__Plotting code records__.
......

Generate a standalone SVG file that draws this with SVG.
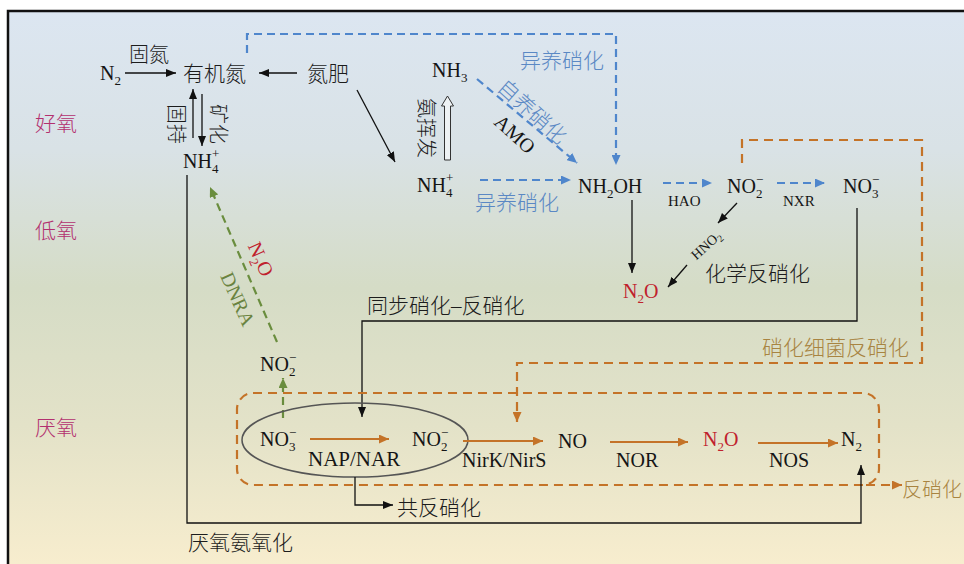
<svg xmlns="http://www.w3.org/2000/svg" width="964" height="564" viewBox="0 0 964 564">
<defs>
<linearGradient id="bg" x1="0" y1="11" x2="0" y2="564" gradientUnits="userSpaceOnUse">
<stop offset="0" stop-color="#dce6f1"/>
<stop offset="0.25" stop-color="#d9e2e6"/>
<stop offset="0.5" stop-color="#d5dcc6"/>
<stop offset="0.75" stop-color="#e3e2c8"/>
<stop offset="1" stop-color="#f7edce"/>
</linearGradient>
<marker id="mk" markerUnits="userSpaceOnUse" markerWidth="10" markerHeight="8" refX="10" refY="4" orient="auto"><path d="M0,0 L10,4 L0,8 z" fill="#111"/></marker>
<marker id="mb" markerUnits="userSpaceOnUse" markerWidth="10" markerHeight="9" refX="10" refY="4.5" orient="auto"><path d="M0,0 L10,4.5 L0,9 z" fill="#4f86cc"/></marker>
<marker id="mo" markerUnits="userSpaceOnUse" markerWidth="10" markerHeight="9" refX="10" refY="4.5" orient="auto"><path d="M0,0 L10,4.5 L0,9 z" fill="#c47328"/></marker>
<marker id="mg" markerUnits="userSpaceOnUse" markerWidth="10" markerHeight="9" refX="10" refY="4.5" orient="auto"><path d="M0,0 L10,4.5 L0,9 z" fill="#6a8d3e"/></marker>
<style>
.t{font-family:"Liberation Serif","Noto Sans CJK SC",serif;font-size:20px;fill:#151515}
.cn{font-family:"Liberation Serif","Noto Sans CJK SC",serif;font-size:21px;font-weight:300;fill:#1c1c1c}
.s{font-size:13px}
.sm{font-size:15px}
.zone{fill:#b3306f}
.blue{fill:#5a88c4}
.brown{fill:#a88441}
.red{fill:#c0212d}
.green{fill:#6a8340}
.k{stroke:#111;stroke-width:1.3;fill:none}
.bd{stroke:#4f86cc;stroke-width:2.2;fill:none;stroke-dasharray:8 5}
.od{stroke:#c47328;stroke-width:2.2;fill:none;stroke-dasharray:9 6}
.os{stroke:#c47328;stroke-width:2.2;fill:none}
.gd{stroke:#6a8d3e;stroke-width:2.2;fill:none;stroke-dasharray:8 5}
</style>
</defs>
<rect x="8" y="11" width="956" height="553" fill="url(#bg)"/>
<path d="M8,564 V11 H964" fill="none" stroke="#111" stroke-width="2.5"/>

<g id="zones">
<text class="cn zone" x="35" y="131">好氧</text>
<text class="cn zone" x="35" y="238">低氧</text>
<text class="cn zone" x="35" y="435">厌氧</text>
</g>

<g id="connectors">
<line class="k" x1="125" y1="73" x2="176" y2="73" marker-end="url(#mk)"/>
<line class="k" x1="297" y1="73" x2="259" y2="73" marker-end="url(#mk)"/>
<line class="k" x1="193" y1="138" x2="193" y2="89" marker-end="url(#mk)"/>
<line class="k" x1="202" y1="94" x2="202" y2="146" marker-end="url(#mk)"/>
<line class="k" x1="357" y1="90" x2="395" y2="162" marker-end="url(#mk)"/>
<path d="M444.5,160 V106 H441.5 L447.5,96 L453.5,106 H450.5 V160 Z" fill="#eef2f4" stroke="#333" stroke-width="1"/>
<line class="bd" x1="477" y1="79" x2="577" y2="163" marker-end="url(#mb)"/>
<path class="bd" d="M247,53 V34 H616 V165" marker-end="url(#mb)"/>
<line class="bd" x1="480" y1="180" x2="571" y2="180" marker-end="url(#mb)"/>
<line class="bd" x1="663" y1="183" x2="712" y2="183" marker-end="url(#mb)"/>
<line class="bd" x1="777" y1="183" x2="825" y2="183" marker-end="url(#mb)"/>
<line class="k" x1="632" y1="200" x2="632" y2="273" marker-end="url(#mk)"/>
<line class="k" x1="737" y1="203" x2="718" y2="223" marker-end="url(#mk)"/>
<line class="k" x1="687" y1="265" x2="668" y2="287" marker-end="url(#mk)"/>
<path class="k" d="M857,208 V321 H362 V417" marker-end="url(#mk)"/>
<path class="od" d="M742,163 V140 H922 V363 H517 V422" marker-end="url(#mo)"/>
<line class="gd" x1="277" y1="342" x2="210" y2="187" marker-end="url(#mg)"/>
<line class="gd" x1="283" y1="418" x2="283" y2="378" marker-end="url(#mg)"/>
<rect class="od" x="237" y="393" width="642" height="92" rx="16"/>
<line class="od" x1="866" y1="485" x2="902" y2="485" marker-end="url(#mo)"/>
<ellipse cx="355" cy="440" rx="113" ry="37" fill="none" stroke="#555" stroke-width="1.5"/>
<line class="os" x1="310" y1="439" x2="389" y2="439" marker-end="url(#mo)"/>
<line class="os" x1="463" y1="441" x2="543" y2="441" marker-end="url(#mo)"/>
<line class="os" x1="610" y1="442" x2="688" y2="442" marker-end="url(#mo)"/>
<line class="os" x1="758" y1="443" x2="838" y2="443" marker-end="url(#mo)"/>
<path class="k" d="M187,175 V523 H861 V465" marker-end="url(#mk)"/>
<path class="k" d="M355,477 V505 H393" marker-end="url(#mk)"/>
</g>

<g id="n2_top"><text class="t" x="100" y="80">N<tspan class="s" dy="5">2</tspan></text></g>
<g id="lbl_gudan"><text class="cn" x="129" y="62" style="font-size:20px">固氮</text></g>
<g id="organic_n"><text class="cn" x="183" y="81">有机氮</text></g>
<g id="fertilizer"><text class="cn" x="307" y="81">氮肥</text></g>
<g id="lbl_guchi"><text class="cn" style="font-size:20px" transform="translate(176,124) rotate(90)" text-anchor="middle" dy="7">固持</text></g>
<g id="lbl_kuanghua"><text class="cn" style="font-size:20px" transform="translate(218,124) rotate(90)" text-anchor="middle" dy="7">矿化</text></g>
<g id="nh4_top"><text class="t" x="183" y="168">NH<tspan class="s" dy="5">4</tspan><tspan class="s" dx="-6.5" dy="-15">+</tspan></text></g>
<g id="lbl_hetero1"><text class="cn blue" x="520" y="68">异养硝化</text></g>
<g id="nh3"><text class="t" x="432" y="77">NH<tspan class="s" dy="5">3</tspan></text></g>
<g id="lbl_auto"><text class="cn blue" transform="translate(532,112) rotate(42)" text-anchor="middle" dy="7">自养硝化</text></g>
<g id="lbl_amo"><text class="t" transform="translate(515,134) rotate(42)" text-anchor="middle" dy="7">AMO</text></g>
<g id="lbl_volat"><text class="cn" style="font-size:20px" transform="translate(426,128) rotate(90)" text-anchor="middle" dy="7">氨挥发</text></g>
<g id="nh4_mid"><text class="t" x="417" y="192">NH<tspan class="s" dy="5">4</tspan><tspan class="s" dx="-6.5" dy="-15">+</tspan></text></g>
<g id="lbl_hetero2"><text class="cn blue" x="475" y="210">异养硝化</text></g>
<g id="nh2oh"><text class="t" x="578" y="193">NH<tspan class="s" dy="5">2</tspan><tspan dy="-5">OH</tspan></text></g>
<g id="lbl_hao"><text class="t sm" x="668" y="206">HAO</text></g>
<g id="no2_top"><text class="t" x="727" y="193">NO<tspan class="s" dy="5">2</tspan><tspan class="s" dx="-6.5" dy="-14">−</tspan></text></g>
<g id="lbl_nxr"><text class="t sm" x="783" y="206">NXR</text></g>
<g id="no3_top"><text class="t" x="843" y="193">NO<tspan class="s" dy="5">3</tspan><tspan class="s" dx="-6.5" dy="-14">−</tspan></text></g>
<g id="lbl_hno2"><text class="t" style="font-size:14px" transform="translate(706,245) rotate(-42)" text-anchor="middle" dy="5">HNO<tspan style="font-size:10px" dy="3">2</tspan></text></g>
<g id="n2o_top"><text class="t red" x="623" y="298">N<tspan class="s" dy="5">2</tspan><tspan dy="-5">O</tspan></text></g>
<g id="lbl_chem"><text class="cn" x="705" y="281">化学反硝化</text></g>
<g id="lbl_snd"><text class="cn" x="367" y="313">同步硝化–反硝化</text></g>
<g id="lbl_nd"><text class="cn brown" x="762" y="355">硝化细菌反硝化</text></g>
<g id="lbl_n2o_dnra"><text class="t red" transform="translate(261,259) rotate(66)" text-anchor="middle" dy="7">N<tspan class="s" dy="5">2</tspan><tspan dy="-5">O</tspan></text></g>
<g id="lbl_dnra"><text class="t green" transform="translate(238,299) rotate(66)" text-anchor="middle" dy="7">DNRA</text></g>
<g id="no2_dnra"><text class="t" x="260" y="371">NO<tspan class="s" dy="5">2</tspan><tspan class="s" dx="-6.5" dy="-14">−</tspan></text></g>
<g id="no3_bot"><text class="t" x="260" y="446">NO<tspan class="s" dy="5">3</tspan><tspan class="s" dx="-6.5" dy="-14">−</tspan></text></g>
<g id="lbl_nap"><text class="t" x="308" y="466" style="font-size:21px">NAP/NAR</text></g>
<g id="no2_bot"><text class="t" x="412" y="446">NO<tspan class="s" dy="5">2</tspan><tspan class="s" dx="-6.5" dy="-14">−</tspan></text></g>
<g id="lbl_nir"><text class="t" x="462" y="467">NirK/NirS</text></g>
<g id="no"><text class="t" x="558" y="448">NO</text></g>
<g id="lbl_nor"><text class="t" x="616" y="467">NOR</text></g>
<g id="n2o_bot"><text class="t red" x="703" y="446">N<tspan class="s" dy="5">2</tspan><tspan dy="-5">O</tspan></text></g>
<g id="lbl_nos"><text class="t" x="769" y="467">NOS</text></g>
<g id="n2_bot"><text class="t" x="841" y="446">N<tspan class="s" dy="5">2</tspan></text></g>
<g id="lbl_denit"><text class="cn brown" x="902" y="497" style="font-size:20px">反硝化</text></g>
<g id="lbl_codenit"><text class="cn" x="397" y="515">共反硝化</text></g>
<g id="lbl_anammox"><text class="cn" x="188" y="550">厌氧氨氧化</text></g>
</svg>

......

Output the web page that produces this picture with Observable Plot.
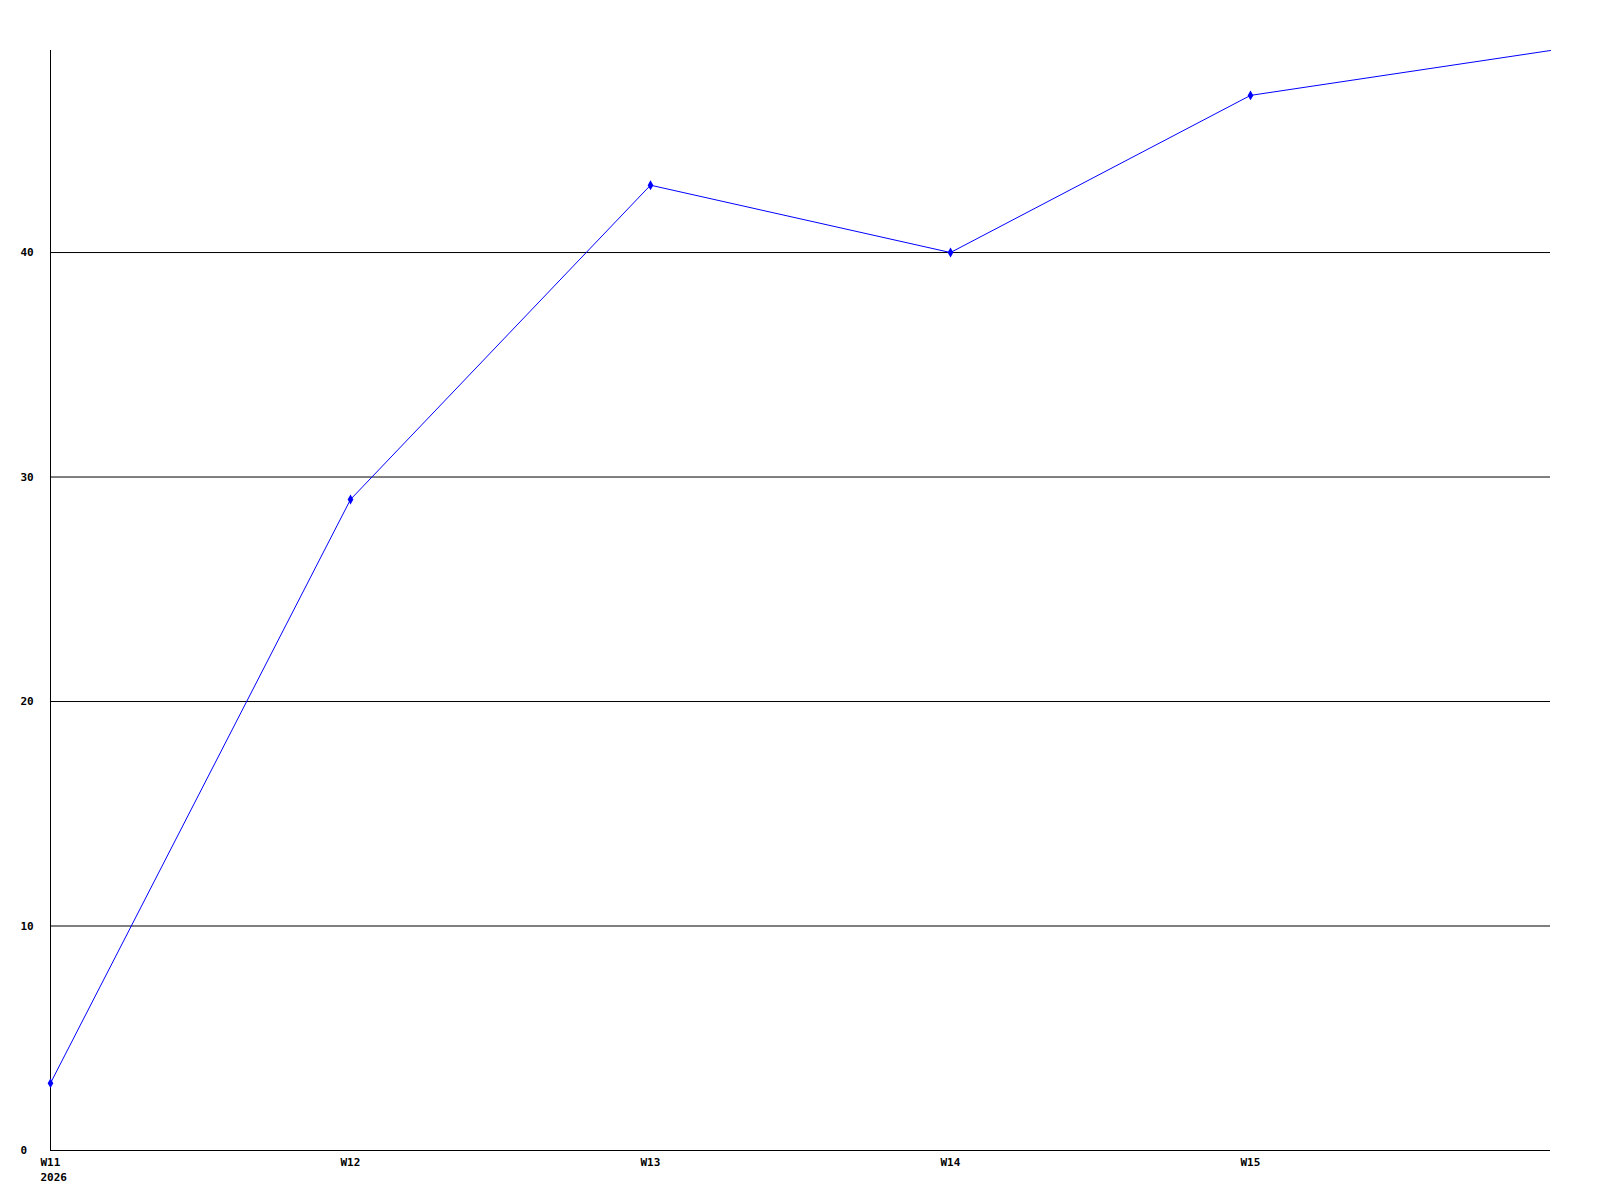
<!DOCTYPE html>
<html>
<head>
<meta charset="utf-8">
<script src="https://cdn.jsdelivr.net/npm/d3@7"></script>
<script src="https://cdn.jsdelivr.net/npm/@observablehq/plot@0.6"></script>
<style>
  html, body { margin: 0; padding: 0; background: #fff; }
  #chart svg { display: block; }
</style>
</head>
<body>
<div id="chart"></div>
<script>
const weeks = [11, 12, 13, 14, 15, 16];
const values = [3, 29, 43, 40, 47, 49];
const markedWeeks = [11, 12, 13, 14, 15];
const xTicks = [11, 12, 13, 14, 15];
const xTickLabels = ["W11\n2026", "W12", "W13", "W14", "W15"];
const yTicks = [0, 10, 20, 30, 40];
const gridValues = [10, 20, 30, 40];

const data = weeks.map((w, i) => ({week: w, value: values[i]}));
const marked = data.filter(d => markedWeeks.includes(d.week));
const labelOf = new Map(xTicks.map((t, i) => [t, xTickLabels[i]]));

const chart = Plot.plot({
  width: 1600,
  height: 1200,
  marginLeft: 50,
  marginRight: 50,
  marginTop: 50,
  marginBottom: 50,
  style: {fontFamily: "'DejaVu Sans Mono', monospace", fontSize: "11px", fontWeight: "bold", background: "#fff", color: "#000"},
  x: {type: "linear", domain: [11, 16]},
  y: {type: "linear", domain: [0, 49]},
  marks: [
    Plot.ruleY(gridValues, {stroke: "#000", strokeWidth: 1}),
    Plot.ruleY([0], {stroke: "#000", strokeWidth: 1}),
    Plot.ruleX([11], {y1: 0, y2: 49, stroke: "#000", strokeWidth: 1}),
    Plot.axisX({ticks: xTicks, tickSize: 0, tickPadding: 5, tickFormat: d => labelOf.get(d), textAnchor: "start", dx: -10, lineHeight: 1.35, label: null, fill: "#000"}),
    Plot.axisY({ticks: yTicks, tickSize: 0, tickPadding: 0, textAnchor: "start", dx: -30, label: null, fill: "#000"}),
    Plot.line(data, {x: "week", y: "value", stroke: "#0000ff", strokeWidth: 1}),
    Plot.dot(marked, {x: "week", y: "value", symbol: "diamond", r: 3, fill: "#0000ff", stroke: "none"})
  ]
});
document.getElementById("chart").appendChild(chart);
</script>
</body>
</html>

......

__BRIEF__. Find "that". Copy every line it occurs in.

__PROBLEM SOLUTION__.
Generate a standalone SVG file that draws this with SVG.
Output the web page that produces this picture with Observable Plot.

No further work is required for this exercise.